A supermassive black hole feeds on infalling matter in the early universe, as seen in an illustration.
Illustration courtesy A. Hobart, CXC/NASA
Published June 15, 2011
Long gazes into deep space have turned up something huge: Signs of supermassive black holes devouring matter at the hearts of the universe's first galaxies.
Theorists had suspected that such enormous black holes existed just a billion years after the big bang, since most if not all of mature large galaxies have the matter-gobbling monsters at their centers.
(Related: "Immaculate Black Holes Found Near Universe's Conception.")
Matter falling in to black holes collides at blinding speeds and bleeds energy, ultimately generating bright x-rays, so scientists turned to the space-based Chandra X-ray Observatory to provide proof for very distant—and therefore very early—black holes.
But at first even a 45-day stare into deep space—the longest and deepest yet in the x-ray spectrum—didn't provide compelling evidence.
Now, by pooling those Chandra images and looking for correlations in the data, astronomers have found the missing x-rays.
The rays took at least 13 billion years to reach Earth's telescopes, so they were emitted by perhaps the first supermassive black holes ever formed in the universe. Many of the black holes are a hundred thousand to a million times heftier than our sun.
(Related: "Huge Black Hole Found in Dwarf Galaxy.")
"These are probably the progenitors of the supermassive black holes we see now.

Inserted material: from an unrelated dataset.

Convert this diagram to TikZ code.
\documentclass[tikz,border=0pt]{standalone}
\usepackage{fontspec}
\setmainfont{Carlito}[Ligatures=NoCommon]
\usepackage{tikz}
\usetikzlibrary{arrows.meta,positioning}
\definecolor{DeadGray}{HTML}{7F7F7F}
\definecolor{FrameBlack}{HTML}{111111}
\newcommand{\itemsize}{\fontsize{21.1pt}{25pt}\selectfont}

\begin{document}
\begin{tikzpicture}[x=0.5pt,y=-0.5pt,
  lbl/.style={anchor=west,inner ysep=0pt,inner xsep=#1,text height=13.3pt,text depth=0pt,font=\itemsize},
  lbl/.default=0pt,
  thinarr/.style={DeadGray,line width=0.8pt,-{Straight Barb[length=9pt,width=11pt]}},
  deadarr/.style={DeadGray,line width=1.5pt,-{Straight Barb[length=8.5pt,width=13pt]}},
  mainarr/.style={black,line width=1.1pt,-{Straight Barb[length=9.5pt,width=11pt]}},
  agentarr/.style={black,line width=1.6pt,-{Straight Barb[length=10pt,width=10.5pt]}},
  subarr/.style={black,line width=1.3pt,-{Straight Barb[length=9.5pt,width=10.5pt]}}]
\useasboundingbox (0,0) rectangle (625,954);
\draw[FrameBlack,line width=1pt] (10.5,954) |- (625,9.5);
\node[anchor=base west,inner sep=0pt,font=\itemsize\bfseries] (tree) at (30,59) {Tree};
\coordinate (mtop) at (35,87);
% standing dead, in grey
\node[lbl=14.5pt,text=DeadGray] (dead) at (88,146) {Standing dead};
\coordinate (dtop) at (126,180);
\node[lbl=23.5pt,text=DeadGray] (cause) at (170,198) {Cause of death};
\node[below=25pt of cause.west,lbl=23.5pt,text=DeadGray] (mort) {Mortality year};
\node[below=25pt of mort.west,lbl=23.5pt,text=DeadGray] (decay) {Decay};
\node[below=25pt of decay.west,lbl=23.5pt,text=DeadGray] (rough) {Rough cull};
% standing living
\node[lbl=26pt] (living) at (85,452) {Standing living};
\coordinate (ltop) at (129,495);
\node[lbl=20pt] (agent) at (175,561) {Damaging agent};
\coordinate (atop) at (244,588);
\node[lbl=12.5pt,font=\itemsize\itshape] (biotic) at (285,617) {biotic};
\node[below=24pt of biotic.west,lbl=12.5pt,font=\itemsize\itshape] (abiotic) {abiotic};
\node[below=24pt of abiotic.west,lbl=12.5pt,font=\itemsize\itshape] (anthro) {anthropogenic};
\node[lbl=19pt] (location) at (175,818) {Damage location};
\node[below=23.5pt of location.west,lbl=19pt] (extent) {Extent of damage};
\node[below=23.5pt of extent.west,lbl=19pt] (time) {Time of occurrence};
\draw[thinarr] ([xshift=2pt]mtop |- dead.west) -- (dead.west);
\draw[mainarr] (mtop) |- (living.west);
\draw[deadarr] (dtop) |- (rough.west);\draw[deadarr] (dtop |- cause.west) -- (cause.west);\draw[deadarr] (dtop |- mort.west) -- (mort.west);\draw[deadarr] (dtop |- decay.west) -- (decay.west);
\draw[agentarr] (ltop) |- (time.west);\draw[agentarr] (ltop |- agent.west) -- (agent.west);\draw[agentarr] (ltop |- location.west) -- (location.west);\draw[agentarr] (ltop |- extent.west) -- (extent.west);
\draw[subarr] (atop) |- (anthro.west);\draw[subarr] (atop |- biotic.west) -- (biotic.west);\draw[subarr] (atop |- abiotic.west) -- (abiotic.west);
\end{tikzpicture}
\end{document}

We got them right at the very beginning," said study leader Ezequiel Treister, an astrophysicist at the University of Hawaii.

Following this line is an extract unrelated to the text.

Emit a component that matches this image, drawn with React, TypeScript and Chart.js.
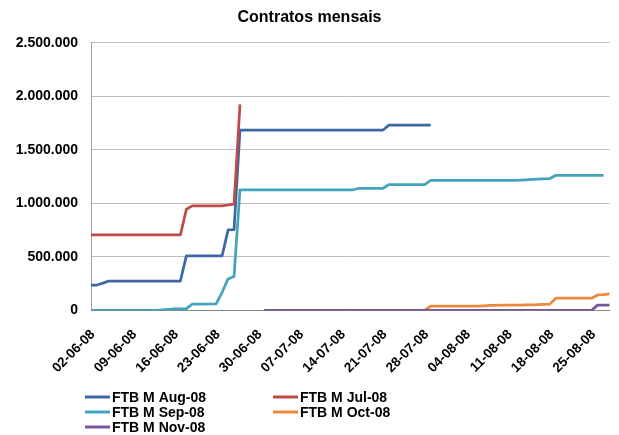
import React, { useEffect, useRef } from "react";
import { Chart, registerables } from "chart.js";

Chart.register(...registerables);

const TITLE = "Contratos mensais";

// calendar days (weekend values are null: no trading)
const DATES = [
  "02-06-08", "03-06-08", "04-06-08", "05-06-08", "06-06-08", "07-06-08", "08-06-08",
  "09-06-08", "10-06-08", "11-06-08", "12-06-08", "13-06-08", "14-06-08", "15-06-08",
  "16-06-08", "17-06-08", "18-06-08", "19-06-08", "20-06-08", "21-06-08", "22-06-08",
  "23-06-08", "24-06-08", "25-06-08", "26-06-08", "27-06-08", "28-06-08", "29-06-08",
  "30-06-08", "01-07-08", "02-07-08", "03-07-08", "04-07-08", "05-07-08", "06-07-08",
  "07-07-08", "08-07-08", "09-07-08", "10-07-08", "11-07-08", "12-07-08", "13-07-08",
  "14-07-08", "15-07-08", "16-07-08", "17-07-08", "18-07-08", "19-07-08", "20-07-08",
  "21-07-08", "22-07-08", "23-07-08", "24-07-08", "25-07-08", "26-07-08", "27-07-08",
  "28-07-08", "29-07-08", "30-07-08", "31-07-08", "01-08-08", "02-08-08", "03-08-08",
  "04-08-08", "05-08-08", "06-08-08", "07-08-08", "08-08-08", "09-08-08", "10-08-08",
  "11-08-08", "12-08-08", "13-08-08", "14-08-08", "15-08-08", "16-08-08", "17-08-08",
  "18-08-08", "19-08-08", "20-08-08", "21-08-08", "22-08-08", "23-08-08", "24-08-08",
  "25-08-08", "26-08-08", "27-08-08", "28-08-08",
];

const n = null;

const AUG_08 = [
  238000, 238000, 256000, 275000, 275000, n, n,
  275000, 275000, 275000, 275000, 275000, n, n,
  275000, 275000, 510000, 510000, 510000, n, n,
  510000, 510000, 752000, 755000, 1685000, n, n,
  1685000, 1685000, 1685000, 1685000, 1685000, n, n,
  1685000, 1685000, 1685000, 1685000, 1685000, n, n,
  1685000, 1685000, 1685000, 1685000, 1685000, n, n,
  1685000, 1730000, 1730000, 1730000, 1730000, n, n,
  1730000, 1730000, n, n, n, n, n,
  n, n, n, n, n, n, n,
  n, n, n, n, n, n, n,
  n, n, n, n, n, n, n,
  n, n, n, n,
];

const JUL_08 = [
  705000, 705000, 705000, 705000, 705000, n, n,
  705000, 705000, 705000, 705000, 705000, n, n,
  705000, 705000, 945000, 977000, 977000, n, n,
  977000, 977000, 985000, 993000, 1925000, n, n,
  n, n, n, n, n, n, n,
  n, n, n, n, n, n, n,
  n, n, n, n, n, n, n,
  n, n, n, n, n, n, n,
  n, n, n, n, n, n, n,
  n, n, n, n, n, n, n,
  n, n, n, n, n, n, n,
  n, n, n, n, n, n, n,
  n, n, n, n,
];

const SEP_08 = [
  2000, 2000, 2000, 2000, 2000, n, n,
  2000, 2000, 2000, 2000, 2000, n, n,
  15000, 16000, 18000, 60000, 60000, n, n,
  62000, 170000, 295000, 318000, 1127000, n, n,
  1127000, 1127000, 1127000, 1127000, 1127000, n, n,
  1127000, 1127000, 1127000, 1127000, 1127000, n, n,
  1127000, 1127000, 1127000, 1141000, 1141000, n, n,
  1141000, 1176000, 1176000, 1176000, 1176000, n, n,
  1176000, 1215000, 1215000, 1215000, 1215000, n, n,
  1215000, 1215000, 1215000, 1215000, 1215000, n, n,
  1215000, 1215000, 1216000, 1220000, 1224000, n, n,
  1232000, 1262000, 1262000, 1262000, 1262000, n, n,
  1262000, 1262000, 1262000, n,
];

const OCT_08 = [
  n, n, n, n, n, n, n,
  n, n, n, n, n, n, n,
  n, n, n, n, n, n, n,
  n, n, n, n, n, n, n,
  n, n, n, n, n, n, n,
  n, n, n, n, n, n, n,
  n, n, n, n, n, n, n,
  n, n, n, n, n, n, n,
  3000, 40000, 40000, 40000, 40000, n, n,
  40000, 40000, 41000, 44000, 47000, n, n,
  51000, 51000, 51000, 52000, 53000, n, n,
  60000, 115000, 115000, 115000, 115000, n, n,
  115000, 145000, 148000, 155000,
];

const NOV_08 = [
  n, n, n, n, n, n, n,
  n, n, n, n, n, n, n,
  n, n, n, n, n, n, n,
  n, n, n, n, n, n, n,
  n, 1000, 1000, 1000, 1000, n, n,
  1000, 1000, 1000, 1000, 1000, n, n,
  1000, 1000, 1000, 1000, 1000, n, n,
  1000, 1000, 1000, 1000, 1000, n, n,
  1000, 1000, 1000, 1000, 1000, n, n,
  1000, 1000, 1000, 1000, 1000, n, n,
  1000, 1000, 1000, 1000, 1000, n, n,
  1000, 1000, 1000, 1000, 1000, n, n,
  1000, 50000, 50000, 50000,
];

const SERIES_NAMES = ["FTB M Aug-08", "FTB M Jul-08", "FTB M Sep-08", "FTB M Oct-08", "FTB M Nov-08"];
const SERIES_DATA = [AUG_08, JUL_08, SEP_08, OCT_08, NOV_08];
const SERIES_COLORS = ["#3E68A3", "#BE4B48", "#44A3BC", "#EB8A3E", "#77579A"];

const Y_MAX = 2500000;
const Y_STEP = 500000;

const FONT = "Arial, 'Liberation Sans', sans-serif";

function fmt(v: number): string {
  return String(Math.round(v)).replace(/\B(?=(\d{3})+(?!\d))/g, ".");
}

const legendPlugin = {
  id: "twoColLegend",
  afterDraw(chart: any) {
    const ctx = chart.ctx;
    ctx.save();
    ctx.font = `bold 14px ${FONT}`;
    ctx.textBaseline = "middle";
    ctx.textAlign = "left";
    const baseY = chart.height - 38;
    SERIES_NAMES.forEach((name, i) => {
      const col = i % 2;
      const row = Math.floor(i / 2);
      const x0 = col === 0 ? 85 : 273;
      const y = baseY + row * 15;
      ctx.strokeStyle = SERIES_COLORS[i];
      ctx.lineWidth = 3;
      ctx.beginPath();
      ctx.moveTo(x0, y);
      ctx.lineTo(x0 + 25, y);
      ctx.stroke();
      ctx.fillStyle = "#000";
      ctx.fillText(name, x0 + 27, y + 1);
    });
    ctx.restore();
  },
};

export default function App() {
  const ref = useRef<HTMLCanvasElement | null>(null);

  useEffect(() => {
    document.body.style.margin = "0";
    if (!ref.current) return;
    const chart = new Chart(ref.current, {
      type: "line",
      data: {
        labels: DATES,
        datasets: SERIES_NAMES.map((name, i) => ({
          label: name,
          data: SERIES_DATA[i],
          borderColor: SERIES_COLORS[i],
          backgroundColor: SERIES_COLORS[i],
          borderWidth: 2.75,
          pointRadius: 0,
          pointHoverRadius: 0,
          tension: 0,
          spanGaps: true,
          fill: false,
          borderJoinStyle: "round" as const,
          order: SERIES_NAMES.length - i,
        })),
      },
      options: {
        animation: false,
        responsive: true,
        maintainAspectRatio: false,
        layout: { padding: 0 },
        plugins: {
          legend: { display: false },
          tooltip: { enabled: false },
          title: {
            display: true,
            text: TITLE,
            color: "#000",
            font: { size: 16, weight: "bold", family: FONT },
            padding: { top: 8, bottom: 15.5 },
          },
        },
        scales: {
          x: {
            type: "category",
            offset: false,
            grid: { display: false, drawTicks: false },
            border: { display: true, color: "#868686", width: 1 },
            ticks: {
              autoSkip: false,
              minRotation: 45,
              maxRotation: 45,
              padding: 16,
              labelOffset: 2,
              color: "#000",
              font: { size: 13.5, weight: "bold", family: FONT },
              callback: (_v: any, idx: number) => (idx % 7 === 0 ? DATES[idx] : null),
            },
            afterFit: (scale: any) => {
              scale.height = 124.5;
              scale.paddingLeft = 0;
              scale.paddingRight = 9.5;
            },
          },
          y: {
            min: 0,
            max: Y_MAX,
            grid: { color: "#bdbdbd", lineWidth: 1, drawTicks: false },
            border: { display: true, color: "#a0a0a0", width: 1 },
            ticks: {
              stepSize: Y_STEP,
              padding: 13,
              color: "#000",
              font: { size: 14, weight: "bold", family: FONT },
              callback: (v: any) => fmt(Number(v)),
            },
            afterFit: (scale: any) => {
              scale.width = 91;
            },
          },
        },
      },
      plugins: [legendPlugin],
    });
    return () => chart.destroy();
  }, []);

  return (
    <div style={{ position: "relative", width: 619, height: 435 }}>
      <canvas ref={ref} />
    </div>
  );
}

More "Baby" Black Holes Yet to Be Found?
To find the missing black holes, Treister and colleagues started looking at distant galaxies in the Hubble Space Telescope's famous Ultradeep Field, a long-term observation that captured light from galaxies about 13 billion years old.
Because of limits on the speed of light, the farther away a celestial object is, the younger it must be. Since our universe is estimated to be 13.75 billion years old, the Hubble galaxies are from the dawn of the universe.
For its record x-ray observation, Chandra stared in the same spot as Hubble, so astronomers could map Chandra's x-ray imagery on top of Hubble's visible light images.
While the x-ray observations alone didn't indicate black holes in the galaxies, the new analysis revealed noticeable signals in 197 of the galaxies, or about 30 percent.
Treister suspects all of the early galaxies may have supermassive black holes that we aren't yet able to detect.
The team mostly found energetic x-rays instead of the "soft," lower-energy x-rays black holes typically emit. Thick material blanketing the supermassive black holes might have allowed only the most powerful x-rays to escape, the team surmises.
"Large amounts of gas and dust may explain why we haven't seen anything before. They're all hidden," Treister said.
(Related: "'Hidden' Black Holes Discovered in Distant Galaxies.")
In the future, Treister would like to see an even longer x-ray stare that peers deeper into space and further back in time. Doing so may allow astronomers to find other early supermassive black holes—and solve a greater mystery about the universe.
"Galaxy formation and supermassive black holes have a strong connection, but we're not sure to what extent which causes the other. It's a chicken-and-egg problem," he said. "Looking back further in time may give us some clues."
The early black hole study will be published June 16 in the journal Nature.